* AVAILABLE DATA *
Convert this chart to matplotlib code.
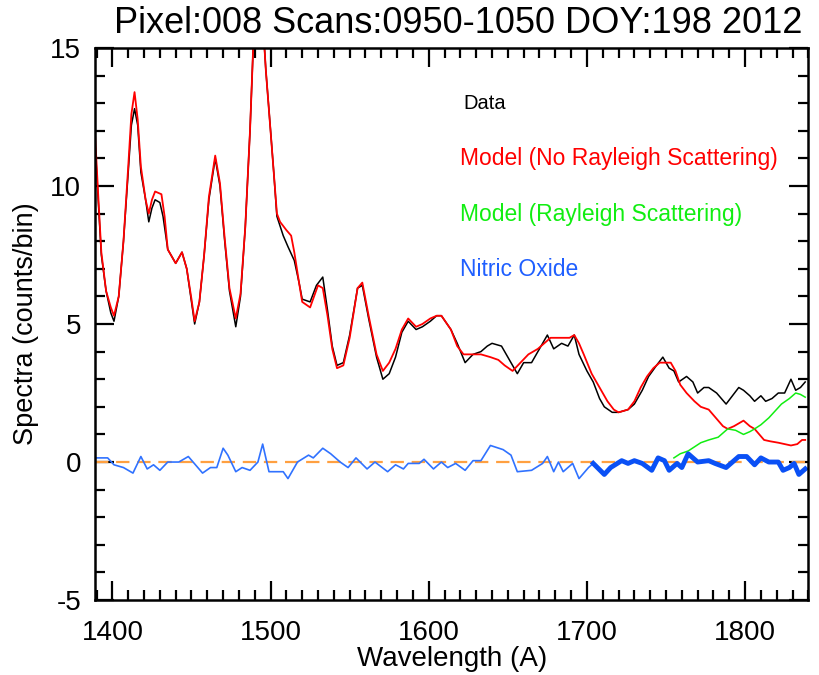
import numpy as np
import matplotlib
matplotlib.use('Agg')
import matplotlib.pyplot as plt
from matplotlib.ticker import MultipleLocator

plt.rcParams['font.family'] = ['Liberation Sans', 'DejaVu Sans']
plt.rcParams['axes.unicode_minus'] = False

# measured spectrum (black)
data_wl = [1389, 1391, 1393, 1396, 1399, 1401, 1404, 1407, 1410, 1412, 1414, 1416, 1418, 1421,
           1423, 1425, 1427, 1430, 1432, 1435, 1440, 1444, 1447, 1450, 1452, 1455, 1458, 1461,
           1465, 1468, 1471, 1474, 1478, 1481, 1484, 1487, 1489, 1491, 1494, 1497, 1500, 1502,
           1504, 1508, 1511, 1515, 1518, 1520, 1525, 1529, 1533, 1536, 1539, 1542, 1546, 1550,
           1555, 1558, 1562, 1567, 1571, 1575, 1579, 1583, 1587, 1592, 1596, 1601, 1605, 1608,
           1614, 1618, 1623, 1628, 1633, 1637, 1640, 1646, 1651, 1656, 1660, 1665, 1670, 1675,
           1679, 1684, 1688, 1692, 1695, 1700, 1704, 1708, 1711, 1716, 1720, 1726, 1730, 1735,
           1739, 1744, 1748, 1752, 1755, 1758, 1763, 1767, 1770, 1774, 1777, 1782, 1788, 1792,
           1796, 1799, 1803, 1806, 1810, 1813, 1817, 1821, 1825, 1829, 1832, 1835, 1838]
data_ct = [11.6, 9.5, 7.5, 6.2, 5.4, 5.1, 6.0, 8.0, 10.5, 12.2, 12.8, 12.2, 10.5, 9.5,
           8.7, 9.2, 9.5, 9.4, 8.9, 7.7, 7.2, 7.6, 7.0, 5.8, 5.0, 5.8, 7.5, 9.5,
           11.0, 10.0, 8.0, 6.2, 4.9, 6.0, 8.5, 12.0, 15.0, 17.0, 17.0, 14.2, 12.0, 10.5,
           8.9, 8.2, 7.8, 7.3, 6.5, 5.9, 5.8, 6.4, 6.7, 5.5, 4.2, 3.5, 3.6, 4.6,
           6.3, 6.4, 5.2, 3.8, 3.0, 3.2, 3.8, 4.7, 5.1, 4.8, 4.9, 5.1, 5.3, 5.3,
           4.8, 4.3, 3.6, 3.9, 4.0, 4.2, 4.3, 4.2, 3.7, 3.2, 3.6, 3.6, 4.1, 4.6,
           4.1, 4.3, 4.2, 4.6, 3.9, 3.3, 2.9, 2.3, 2.0, 1.8, 1.8, 1.9, 2.1, 2.6,
           3.1, 3.5, 3.8, 3.4, 3.3, 2.9, 3.1, 2.9, 2.5, 2.7, 2.7, 2.5, 2.1, 2.4,
           2.7, 2.6, 2.4, 2.2, 2.4, 2.2, 2.3, 2.5, 2.5, 3.0, 2.6, 2.7, 2.9]

# model without Rayleigh scattering (red)
mod_wl = [1389, 1391, 1393, 1396, 1399, 1401, 1404, 1407, 1410, 1412, 1414, 1416, 1418, 1421,
          1423, 1425, 1427, 1431, 1433, 1435, 1440, 1444, 1447, 1450, 1452, 1455, 1458, 1461,
          1465, 1468, 1471, 1474, 1478, 1481, 1484, 1487, 1489, 1491, 1494, 1497, 1500, 1502,
          1504, 1506, 1510, 1513, 1515, 1518, 1520, 1525, 1530, 1533, 1536, 1539, 1542, 1546,
          1550, 1555, 1558, 1562, 1567, 1571, 1575, 1579, 1583, 1587, 1592, 1596, 1601, 1605,
          1608, 1614, 1618, 1622, 1627, 1633, 1639, 1644, 1648, 1653, 1658, 1663, 1669, 1673,
          1677, 1681, 1685, 1689, 1692, 1695, 1698, 1703, 1708, 1713, 1717, 1720, 1726, 1730,
          1734, 1738, 1742, 1746, 1749, 1753, 1756, 1759, 1763, 1768, 1772, 1777, 1780, 1783,
          1786, 1789, 1793, 1796, 1799, 1803, 1806, 1809, 1812, 1816, 1821, 1825, 1829, 1833,
          1836, 1838]
mod_ct = [11.9, 9.7, 7.6, 6.2, 5.6, 5.3, 6.0, 8.0, 10.7, 12.6, 13.4, 12.4, 10.7, 9.5,
          9.0, 9.5, 9.8, 9.7, 8.9, 7.7, 7.2, 7.6, 7.0, 5.9, 5.1, 5.8, 7.5, 9.6,
          11.1, 10.1, 8.1, 6.3, 5.2, 6.1, 8.5, 12.0, 15.0, 17.0, 17.0, 14.2, 12.0, 10.5,
          9.0, 8.7, 8.4, 8.2, 7.6, 6.5, 5.8, 5.6, 6.4, 6.3, 5.3, 4.1, 3.4, 3.5,
          4.5, 6.3, 6.5, 5.3, 3.9, 3.3, 3.6, 4.1, 4.8, 5.2, 4.9, 5.0, 5.2, 5.3,
          5.3, 4.8, 4.2, 3.9, 3.9, 3.9, 3.8, 3.7, 3.5, 3.3, 3.6, 3.9, 4.1, 4.3,
          4.5, 4.5, 4.5, 4.5, 4.6, 4.3, 3.9, 3.2, 2.7, 2.2, 1.9, 1.8, 1.9, 2.2,
          2.7, 3.1, 3.4, 3.6, 3.6, 3.6, 3.3, 2.8, 2.5, 2.2, 2.0, 1.9, 1.7, 1.5,
          1.3, 1.2, 1.3, 1.4, 1.5, 1.3, 1.2, 1.0, 0.8, 0.75, 0.7, 0.65, 0.6, 0.65,
          0.8, 0.8]

# model with Rayleigh scattering (green)
ray_wl = [1755, 1759, 1764, 1768, 1772, 1777, 1783, 1786, 1789, 1794, 1799, 1803, 1806, 1810,
          1815, 1819, 1823, 1828, 1832, 1835, 1838]
ray_ct = [0.15, 0.3, 0.4, 0.55, 0.7, 0.8, 0.9, 1.05, 1.2, 1.15, 1.0, 1.1, 1.2, 1.35,
          1.6, 1.85, 2.1, 2.3, 2.5, 2.45, 2.35]

# nitric oxide residual (blue)
no_wl = [1389, 1397, 1401, 1407, 1413, 1418, 1422, 1426, 1430, 1435, 1442, 1448, 1457, 1462,
         1466, 1470, 1473, 1478, 1482, 1487, 1492, 1495, 1499, 1508, 1511, 1517, 1524, 1527,
         1533, 1538, 1544, 1549, 1554, 1561, 1566, 1574, 1579, 1584, 1587, 1594, 1597, 1603,
         1608, 1612, 1617, 1623, 1628, 1633, 1639, 1647, 1652, 1656, 1665, 1672, 1675, 1679,
         1682, 1685, 1691, 1695, 1701, 1704]
no_ct = [0.15, 0.15, -0.1, -0.2, -0.4, 0.2, -0.25, -0.1, -0.3, 0.0, 0.0, 0.2, -0.4, -0.2,
         -0.2, 0.5, 0.25, -0.35, -0.2, -0.3, 0.0, 0.65, -0.35, -0.35, -0.6, 0.0, 0.25, 0.15,
         0.5, 0.3, 0.0, -0.2, 0.15, -0.25, 0.0, -0.35, -0.1, -0.25, -0.05, -0.05, 0.1, -0.25,
         0.0, -0.2, -0.05, -0.3, 0.05, 0.05, 0.6, 0.45, 0.25, -0.35, -0.3, -0.05, 0.2, -0.35,
         0.0, -0.35, -0.05, -0.6, -0.2, -0.05]
no_fit_wl = [1704, 1711, 1715, 1722, 1726, 1730, 1735, 1741, 1745, 1749, 1752, 1757, 1760, 1764,
             1770, 1777, 1781, 1788, 1796, 1801, 1806, 1810, 1815, 1821, 1824, 1828, 1831, 1834,
             1838]
no_fit_ct = [-0.05, -0.45, -0.2, 0.05, -0.05, 0.05, -0.05, -0.3, 0.15, 0.05, -0.3, -0.05, -0.2, 0.3,
             0.0, 0.05, -0.05, -0.2, 0.2, 0.2, -0.1, 0.15, 0.0, 0.0, -0.3, -0.2, -0.05, -0.45,
             -0.25]

fig = plt.figure(figsize=(8.19, 6.75), dpi=100)
ax = fig.add_axes([0.116, 0.111, 0.871, 0.818])

ax.plot([data_wl[0], data_wl[-1]], [0, 0], color='#ffa040', lw=1.6, dashes=(6, 3.5))
ax.plot(data_wl, data_ct, color='black', lw=1.1)
ax.plot(mod_wl, mod_ct, color='red', lw=1.3)
ax.plot(ray_wl, ray_ct, color='#11ee11', lw=1.1)
ax.plot(no_wl, no_ct, color='#3072ff', lw=1.2)
ax.plot(no_fit_wl, no_fit_ct, color='#0a50f5', lw=3.5)

ax.set_xlim(1389, 1840)
ax.set_ylim(-5, 15)
ax.xaxis.set_major_locator(MultipleLocator(100))
ax.xaxis.set_minor_locator(MultipleLocator(10))
ax.yaxis.set_major_locator(MultipleLocator(5))
ax.yaxis.set_minor_locator(MultipleLocator(1))
ax.tick_params(which='both', direction='in', top=True, right=True, width=1.6, labelsize=20)
ax.tick_params(axis='x', which='major', pad=14)
ax.tick_params(axis='y', which='major', pad=10)
ax.tick_params(which='major', length=14)
ax.tick_params(which='minor', length=7)
for s in ax.spines.values():
    s.set_linewidth(1.8)

ax.set_xlabel('Wavelength (A)', fontsize=20, labelpad=0)
ax.set_ylabel('Spectra (counts/bin)', fontsize=19.5, labelpad=8)
ax.set_title('Pixel:008 Scans:0950-1050 DOY:198 2012', fontsize=26, pad=11, x=0.509)

ax.text(1622, 13.0, 'Data', color='black', fontsize=14.5, va='center')
ax.text(1620, 11.0, 'Model (No Rayleigh Scattering)', color='red', fontsize=16.5, va='center')
ax.text(1620, 8.95, 'Model (Rayleigh Scattering)', color='#11ee11', fontsize=16.5, va='center')
ax.text(1620, 6.96, 'Nitric Oxide', color='#1f5fff', fontsize=16.5, va='center')

fig.savefig('out.png', dpi=100)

* DIRECTIVE *
Look over the listing. Pull out every line with the string "matplotlib" in it.

* RESPONSE *
Convert this chart to matplotlib code.
import matplotlib
matplotlib.use('Agg')
import matplotlib.pyplot as plt
from matplotlib.ticker import MultipleLocator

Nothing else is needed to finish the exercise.